O balão era enorme. Multicolorido. Lindão!
Tinha o formato de um peão. A 30, 40 metros do chão. Cambaleava tocado pelo vento.
A tocha se apagara, vinha em minha direção.
Cairia bem próximo a mim, no meio da rua de paralelepípedos, onde o movimento de automóveis era quase nenhum, tanto que, nas tardes cálidas daqueles tempos idos, nós, os garotos suburbanos do Cambuci, jogávamos bola até que se aproximasse a sombra da noite. Ou – o que não era raro acontecer – a mãe de um dos nossos aparecesse para, aos berros, por fim à nossa vadiagem.
Meados de junho.
Tempos de festas.
Bombinhas, rojões, fogueiras, os três santos, as quermesses – e as noites de uma São Paulo, ainda provinciana, onde era possível ver as estrelas e os balões – prendas mais do que desejadas pelos garotos de então.
II.
Quem passasse a temporada sem pegar ao menos um ficaria com a pecha de “pagão” por todo aquele ano.
Em compensação quem aparecesse com uma preciosidade como aquela à minha frente seria elevado ao panteão dos grandes, dos notáveis.
III.
Eu já estava me sentindo um deles.
O belo se aproximava, sem riscos, entregue.
Quem diria que, ao escutar a minha mãe, e levar um prosaico bolo de fubá, feito especialmente pro vô Carlito (que morava na rua Lavapés) seria premiado, na volta, com tamanha prenda.
IV.
A rua estava deserta.
Me aproximei do balão quase no exato momento em que tocaria o solo.
Procurei pela “boca” do bichão para agarrá-lo ali e evitar qualquer avaria.
Ninguém acreditaria na minha façanha.
Eu aproveitaria para ‘aumentar’ um tantinho mais a proeza.
Falaria que o disputei no muque com os moleques da turma da rua Piaí (hoje
Miguel Telles Júnior) e, na malandragem, me dera super bem.
A prova esta ali, em minhas mãos, e faria questão de mostrar a todos.
V.
Não foi preciso.
Não sei de onde surgiram.
Mas, TODOS estavam ali. Numa avassaladora correria.
Alguém me empurrou pra longe.
Várias mãos ansiosas, em desespero, buscaram o “lindão”.
Em segundos, só restaram os retalhos coloridos e a ameaça de briga entre os fortões das diversas gangues.

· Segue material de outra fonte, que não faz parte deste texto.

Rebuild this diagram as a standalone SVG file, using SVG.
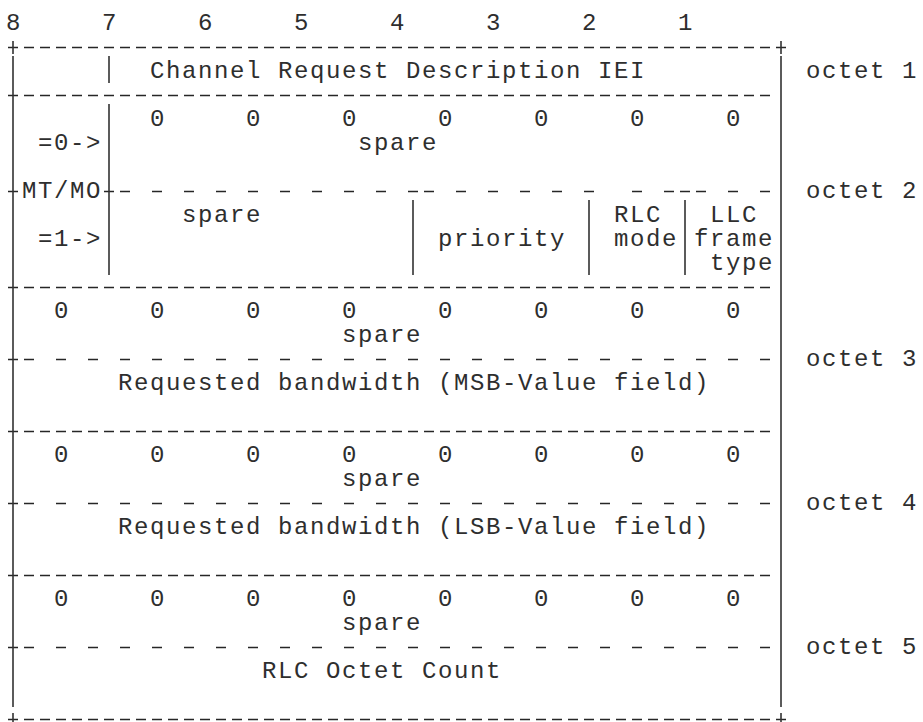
<svg xmlns="http://www.w3.org/2000/svg" width="923" height="722" viewBox="0 0 923 722">
<style>
.t{font-family:"Liberation Mono","DejaVu Sans Mono",monospace;font-size:24px;letter-spacing:1.6px;fill:#2e2e2e}
.l{stroke:#262626;stroke-width:1.3;fill:none}
.v{stroke:#333;stroke-width:1.6;fill:none}
.d{stroke-dasharray:10 6}
.a{stroke-dasharray:10 22}
</style>
<rect width="923" height="722" fill="#fff"/>
<g id="rules">
<path class="l d" d="M8 47.5H786M8 95.5H770M8 287.5H770M8 431.5H770M8 575.5H770M8 719.5H786"/>
<path class="l" d="M8 359.5h10M8 503.5h10M8 647.5h10"/>
<path class="l a" d="M24 359.5H770M24 503.5H770M24 647.5H770"/>
<path class="l" d="M8 191.5h10M104 191.5h10M120 191.5h10M152 191.5h10M184 191.5h10M216 191.5h10M248 191.5h10M280 191.5h10M312 191.5h10M344 191.5h10M376 191.5h10M408 191.5h10M424 191.5h10M456 191.5h10M488 191.5h10M520 191.5h10M552 191.5h10M584 191.5h10M632 191.5h10M664 191.5h10M680 191.5h10M696 191.5h10M728 191.5h10M760 191.5h10"/>
<path class="v" d="M13 41V54M13 56V707M13 713V726M781 41V54M781 56V707M781 713V726M109 56V83M109 104V275M413 200V275M589 200V275M685 200V275"/>
</g>
<g id="bits">
<text class="t" x="6" y="30">8</text><text class="t" x="102" y="30">7</text><text class="t" x="198" y="30">6</text><text class="t" x="294" y="30">5</text><text class="t" x="390" y="30">4</text><text class="t" x="486" y="30">3</text><text class="t" x="582" y="30">2</text><text class="t" x="678" y="30">1</text>
</g>
<g id="octet1">
<text class="t" x="150" y="78">Channel Request Description IEI</text>
<text class="t" x="806" y="78">octet 1</text>
</g>
<g id="octet2">
<text class="t" x="150" y="126">0</text><text class="t" x="246" y="126">0</text><text class="t" x="342" y="126">0</text><text class="t" x="438" y="126">0</text><text class="t" x="534" y="126">0</text><text class="t" x="630" y="126">0</text><text class="t" x="726" y="126">0</text>
<text class="t" x="38" y="150">=0-&gt;</text>
<text class="t" x="358" y="150">spare</text>
<text class="t" x="22" y="198">MT/MO</text>
<text class="t" x="806" y="198">octet 2</text>
<text class="t" x="182" y="222">spare</text>
<text class="t" x="614" y="222">RLC</text>
<text class="t" x="710" y="222">LLC</text>
<text class="t" x="38" y="246">=1-&gt;</text>
<text class="t" x="438" y="246">priority</text>
<text class="t" x="614" y="246">mode</text>
<text class="t" x="694" y="246">frame</text>
<text class="t" x="710" y="270">type</text>
</g>
<g id="octet3">
<text class="t" x="54" y="318">0</text><text class="t" x="150" y="318">0</text><text class="t" x="246" y="318">0</text><text class="t" x="342" y="318">0</text><text class="t" x="438" y="318">0</text><text class="t" x="534" y="318">0</text><text class="t" x="630" y="318">0</text><text class="t" x="726" y="318">0</text>
<text class="t" x="342" y="342">spare</text>
<text class="t" x="806" y="366">octet 3</text>
<text class="t" x="118" y="390">Requested bandwidth (MSB-Value field)</text>
</g>
<g id="octet4">
<text class="t" x="54" y="462">0</text><text class="t" x="150" y="462">0</text><text class="t" x="246" y="462">0</text><text class="t" x="342" y="462">0</text><text class="t" x="438" y="462">0</text><text class="t" x="534" y="462">0</text><text class="t" x="630" y="462">0</text><text class="t" x="726" y="462">0</text>
<text class="t" x="342" y="486">spare</text>
<text class="t" x="806" y="510">octet 4</text>
<text class="t" x="118" y="534">Requested bandwidth (LSB-Value field)</text>
</g>
<g id="octet5">
<text class="t" x="54" y="606">0</text><text class="t" x="150" y="606">0</text><text class="t" x="246" y="606">0</text><text class="t" x="342" y="606">0</text><text class="t" x="438" y="606">0</text><text class="t" x="534" y="606">0</text><text class="t" x="630" y="606">0</text><text class="t" x="726" y="606">0</text>
<text class="t" x="342" y="630">spare</text>
<text class="t" x="806" y="654">octet 5</text>
<text class="t" x="262" y="678">RLC Octet Count</text>
</g>
</svg>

Sem contar, claro, minha infinita tristeza de ser só um vacilão.
VI.
Lembrei a história ao tentar entender o que acontece hoje com o lindão chamado Brasil.
Chegou às alturas, cortou o céu. Comparou-se às estrelas.
Depois, perdeu força.
Cambaleou.
O declínio se fez inevitável.
Deveríamos corrigir essa rota com atenção e cuidado.
Despedaçá-los, como ora se faz, é a tragédia anunciada.